Attention budding music writers, assuming there are still a few of you left who think getting into shows for free is a fair trade for your health, well-being, a decent paycheck and reasonably normal social life: It's not. It's pretty much the opposite. If you choose to go down that road, like we have, the payoffs get smaller as the physical, mental and social price of this life (and lifestyle) gets steeper.
Once you reach your mid-30s, every show you see will be like one of those '50s alarm clocks tick-tick-ticking away the remainder of your mortality. And not only that, it's like a joy-buzzer hardwired to your brain, poking and prodding you and asking you time and again, "Is this really how you want to spend the rest of your life?"
No. It's not. But this life is all we've known since we were 19, and damned if we know what else we're even qualified to do.
We could go back to covering county commissioner's court for the Jasper News-Boy
, we guess, or write a sports column for the Houston Chronicle
, which seems to be one of the few journalism jobs where knowing how to read or write is not a prerequisite. We have friends on the daily's entertainment desk, so we're just going to hold our tongues about that hot mess.

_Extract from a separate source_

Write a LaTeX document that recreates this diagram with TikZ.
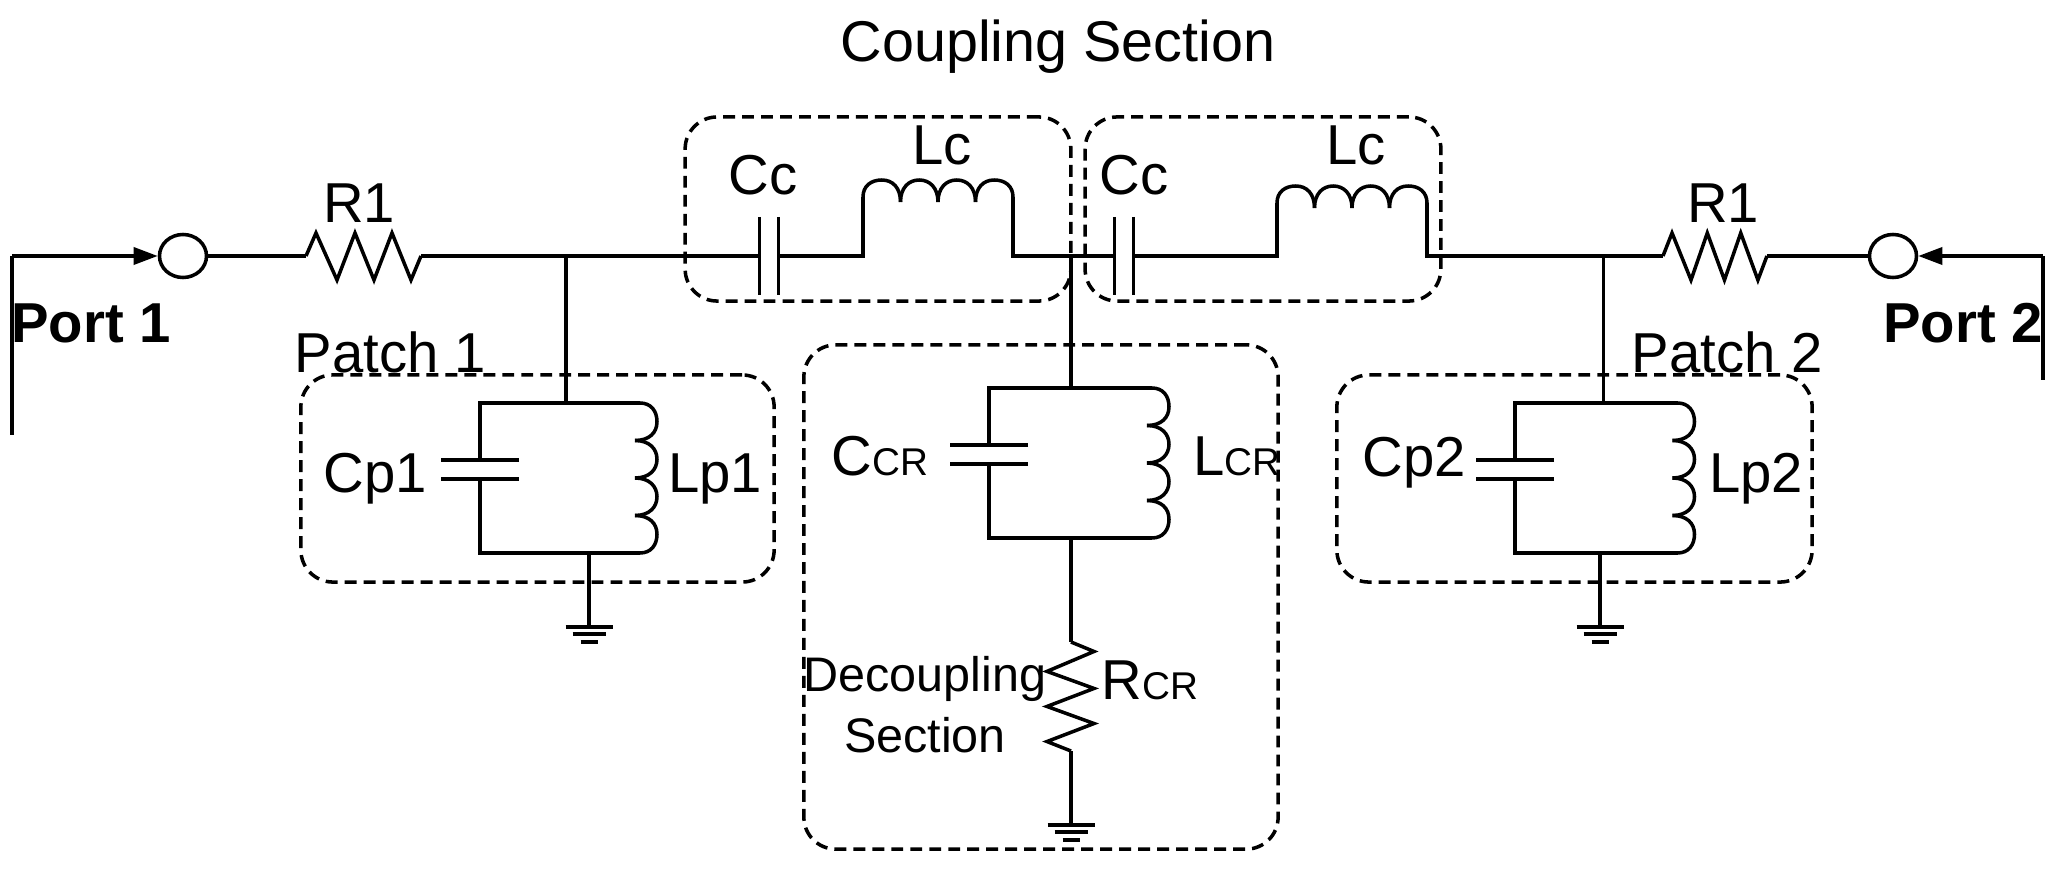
\documentclass[tikz,border=0pt]{standalone}
\usepackage{fontspec}
\setmainfont{Liberation Sans}
\usetikzlibrary{arrows.meta,shapes.geometric}
\newcommand{\crfont}{\fontsize{11}{12}\selectfont}
\tikzset{
  lbl/.style={inner sep=0pt,anchor=base,font=\fontsize{16}{18}\selectfont},
  smallLbl/.style={inner sep=0pt,anchor=base,font=\fontsize{13.8}{16}\selectfont},
  portLbl/.style={inner sep=0pt,anchor=base,font=\fontsize{16}{18}\selectfont\bfseries},
  dashBox/.style={draw,inner sep=0pt,rounded corners=.32cm,dash pattern=on 3.4pt off 2pt},
  portNode/.style={draw,ellipse,inner sep=0pt,minimum width=.47cm,minimum height=.43cm},
  pics/resistor/.style={code={
    \coordinate (-in) at (0,0);
    \coordinate (-out) at (115,0);
    \path[draw] (0,0) -- (10,-23) -- (31,24) -- (49,-23) -- (68,24) -- (86,-23) -- (105,24) -- (115,0);
  }},
  pics/capacitor/.style={code={
    \coordinate (-a) at (0,0);
    \coordinate (-b) at (19,0);
    \path[draw] (0,-39) -- (0,39);
    \path[draw] (19,-39) -- (19,39);
  }},
  pics/coil/.style={code={
    \coordinate (-in) at (0,0);
    \coordinate (-out) at (150,0);
    \path[draw] (0,0) .. controls (0,-11) and (8,-17) .. (18.75,-17) .. controls (30,-17) and (37.5,-9) .. (37.5,5);
    \foreach \k in {37.5,75}
      \path[draw] (\k,5) .. controls (\k,-9) and (\k+8,-17) .. (\k+18.75,-17) .. controls (\k+29.5,-17) and (\k+37.5,-9) .. (\k+37.5,5);
    \path[draw] (112.5,5) .. controls (112.5,-9) and (120,-17) .. (131.25,-17) .. controls (142,-17) and (150,-11) .. (150,0);
  }},
  pics/ground/.style={code={
    \coordinate (-top) at (0,0);
    \path[draw] (-23.5,0) -- (23.5,0);
    \path[draw] (-16.5,7) -- (16.5,7);
    \path[draw] (-8.5,15) -- (8.5,15);
  }}
}
\begin{document}
\begin{tikzpicture}[x=.01cm,y=-.01cm,line width=1pt,>={Triangle[length=2.4mm,width=1.7mm]}]
\useasboundingbox (0,0) rectangle (2059,870);
% dashed sections
\draw (878,209) node[dashBox,minimum width=3.855cm,minimum height=1.84cm] (couplingLeft) {};
\draw (1263,209) node[dashBox,minimum width=3.556cm,minimum height=1.84cm] (couplingRight) {};
\draw (537.5,478.5) node[dashBox,minimum width=4.73cm,minimum height=2.07cm] (patchOneBox) {};
\draw (1041,597) node[dashBox,minimum width=4.74cm,minimum height=5.04cm] (decouplingBox) {};
\draw (1574.5,478.5) node[dashBox,minimum width=4.75cm,minimum height=2.07cm] (patchTwoBox) {};
%
\coordinate (portOneEnd) at (12,435);
\coordinate (portOneTop) at (12,256);
\coordinate (portTwoEnd) at (2043,380);
\coordinate (portTwoTop) at (2043,256);
\coordinate (jointOne) at (566,256);
\coordinate (jointMid) at (1071,256);
\coordinate (jointTwo) at (1603.5,256);
\draw (183,256) node[portNode] (portOne) {};
\draw (1893,256) node[portNode] (portTwo) {};
%
\path (306,256) pic (resOne) {resistor};
\path (1663,256) pic[xscale=.904] (resTwo) {resistor};
\path (759.5,256) pic (ccLeft) {capacitor};
\path (1114.5,256) pic (ccRight) {capacitor};
\path (863,197) pic (lcLeft) {coil};
\path (1277,203) pic (lcRight) {coil};
%
\path[draw] (portOneEnd) -- (portOneTop);
\path[draw,->] (portOneTop) -- (portOne);
\path[draw] (portOne) -- (resOne-in);
\path[draw] (resOne-out) -- (jointOne);
\path[draw] (jointOne) -- (ccLeft-a);
\path[draw] (ccLeft-b) -| (lcLeft-in);
\path[draw] (lcLeft-out) |- (jointMid);
\path[draw] (jointMid) -- (ccRight-a);
\path[draw] (ccRight-b) -| (lcRight-in);
\path[draw] (lcRight-out) |- (jointTwo);
\path[draw] (jointTwo) -- (resTwo-in);
\path[draw] (resTwo-out) -- (portTwo);
\path[draw,->] (portTwoTop) -- (portTwo);
\path[draw] (portTwoEnd) -- (portTwoTop);
% patch 1
\path (480,460) pic[rotate=-90] (cpOne) {capacitor};
\path (640,403) pic[rotate=-90] (lpOne) {coil};
\path (589,627) pic (gndOne) {ground};
\path[draw] (jointOne) -- (jointOne |- lpOne-in);
\path[draw] (cpOne-a) |- (lpOne-in);
\path[draw] (cpOne-b) |- (lpOne-out);
\path[draw] (gndOne-top) -- (gndOne-top |- lpOne-out);
% decoupling
\path (989,445) pic[rotate=-90] (ccr) {capacitor};
\path (1152,388) pic[rotate=-90] (lcr) {coil};
\path (1071,642) pic[rotate=-90,xscale=.948] (rcr) {resistor};
\path (1071,825) pic (gndMid) {ground};
\path[draw] (jointMid) -- (jointMid |- lcr-in);
\path[draw] (ccr-a) |- (lcr-in);
\path[draw] (ccr-b) |- (lcr-out);
\path[draw] (rcr-in) -- (rcr-in |- lcr-out);
\path[draw] (rcr-out) -- (gndMid-top);
% patch 2
\path (1515,460) pic[rotate=-90] (cpTwo) {capacitor};
\path (1677.5,403) pic[rotate=-90] (lpTwo) {coil};
\path (1600,627) pic (gndTwo) {ground};
\path[draw] (jointTwo) -- (jointTwo |- lpTwo-in);
\path[draw] (cpTwo-a) |- (lpTwo-in);
\path[draw] (cpTwo-b) |- (lpTwo-out);
\path[draw] (gndTwo-top) -- (gndTwo-top |- lpTwo-out);
% labels
\draw (1058,62) node[lbl,font=\fontsize{16.35}{18}\selectfont] (couplingLbl) {Coupling Section};
\draw (91,343) node[portLbl] (portOneLbl) {Port 1};
\draw (1963,343) node[portLbl] (portTwoLbl) {Port 2};
\draw (359,223) node[lbl] (resOneLbl) {R1};
\draw (1723,223) node[lbl] (resTwoLbl) {R1};
\draw (763,195) node[lbl] (ccLeftLbl) {Cc};
\draw (1134,195) node[lbl] (ccRightLbl) {Cc};
\draw (942,165) node[lbl] (lcLeftLbl) {Lc};
\draw (1356,165) node[lbl] (lcRightLbl) {Lc};
\draw (390,373) node[lbl] (patchOneLbl) {Patch 1};
\draw (1727,373) node[lbl] (patchTwoLbl) {Patch 2};
\draw (375,492) node[lbl] (cpOneLbl) {Cp1};
\draw (715,492) node[lbl] (lpOneLbl) {Lp1};
\draw (1414,477) node[lbl] (cpTwoLbl) {Cp2};
\draw (1756,492) node[lbl] (lpTwoLbl) {Lp2};
\draw (880,476) node[lbl] (ccrLbl) {C{\crfont CR}};
\draw (1237,476) node[lbl] (lcrLbl) {L{\crfont CR}};
\draw (1150,699) node[lbl] (rcrLbl) {R{\crfont CR}};
\draw (925,692) node[smallLbl] (decouplingLbl) {Decoupling};
\draw (925,752) node[smallLbl] (sectionLbl) {Section};
\end{tikzpicture}
\end{document}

Suck it up, you might say. Get over it. Enjoy the fact that you have a job that most people in the straight world would claw their closest living relative's eyes out to get.

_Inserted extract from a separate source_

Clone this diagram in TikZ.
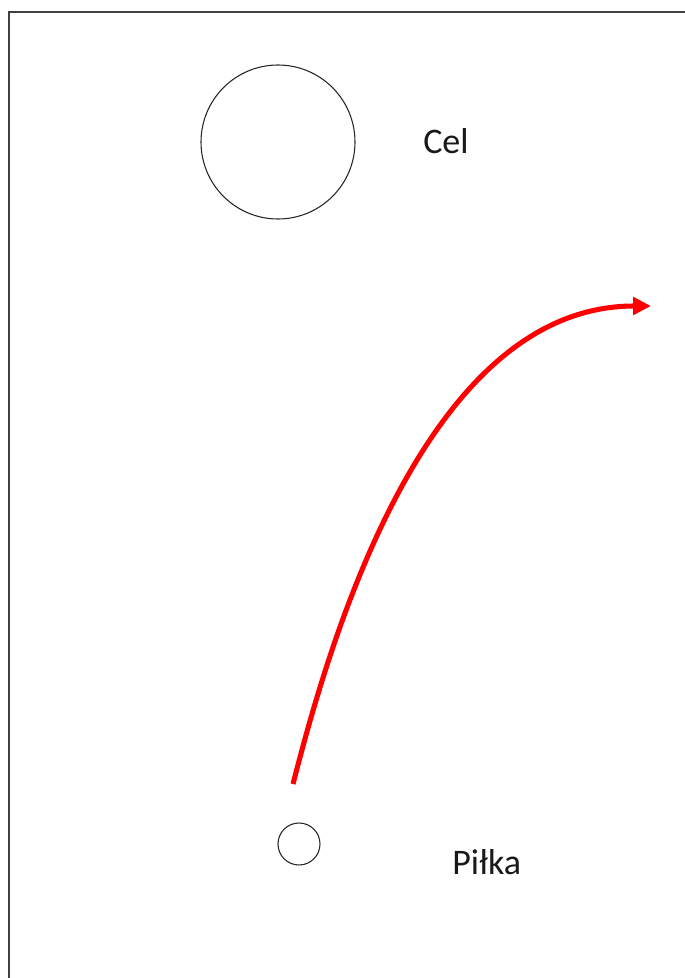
\documentclass[tikz,border=0pt]{standalone}
\usepackage{fontspec}
\setmainfont{Carlito}
\usetikzlibrary{arrows.meta,positioning}

\begin{document}
\begin{tikzpicture}[
  x=0.75pt,
  y=-0.75pt,
  >={Triangle[length=13.5pt,width=13pt]},
  frame/.style={draw=black!75, line width=1.6pt},
  target/.style={circle, draw=black!85, line width=0.8pt, minimum size=115.5pt, inner sep=0pt},
  ball/.style={circle, draw=black!85, line width=0.8pt, minimum size=31.5pt, inner sep=0pt},
  label/.style={font=\fontsize{27}{32}\selectfont, text=black!90, inner sep=0pt},
  path/.style={->, line width=3.8pt, draw=red},
]

\useasboundingbox (0,0) rectangle (685,978);
\draw[frame] (9,978) -- (9,12) -- (685,12);

\node[target] (cel) at (278,142) {};
\node[label, anchor=west] (celtext) at (423,141) {Cel};

\node[ball] (pilka) at (299,844) {};
\node[label, anchor=west] (pilkatext) at (452,862) {Piłka};

\coordinate (launch) at (293,784);
\coordinate (tip) at (651,306);
\draw[path] (launch) .. controls (325,660) and (420,306) .. (tip);

\end{tikzpicture}
\end{document}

To which we say: Fuck off. Come and get it. When a band comes to town we never thought we'd actually see live, a band that rates up there with the Stones and U2 on our personal playlist, and - through no fault of their own - it's still not enough, it's enough to make you start quoting 10,000 Maniacs. What is
the matter here?
Don't get us wrong: The Pogues were fantastic. Singer Shane MacGowan was as incomprehensible as we had hoped, and the rest of the band hummed along like a finely tuned Celtic-bluegrass Rolls Royce. We're still hoarse from howling like a banshee at "Streams of Whiskey," "If I Should Fall From Grace With God," "Tuesday Morning" (especially) and the other 15-something songs the Irish rovers played Thursday.
We wouldn't have traded places with anyone on the planet for those two hours the Pogues were onstage. Today is a different story. Maybe it's a mark of just how good the show was that we feel so hollowed-out and FTW this morning. It reminds us of how we felt the day after U2
- once you've been to the mountaintop, there's nowhere to go but down.
We hope so, because otherwise we're really screwed. See you at the Drive-By Truckers tonight, unless we think of something better to do with our lives in the meantime. We don't need a Magic 8-ball to tell you the outlook is unlikely.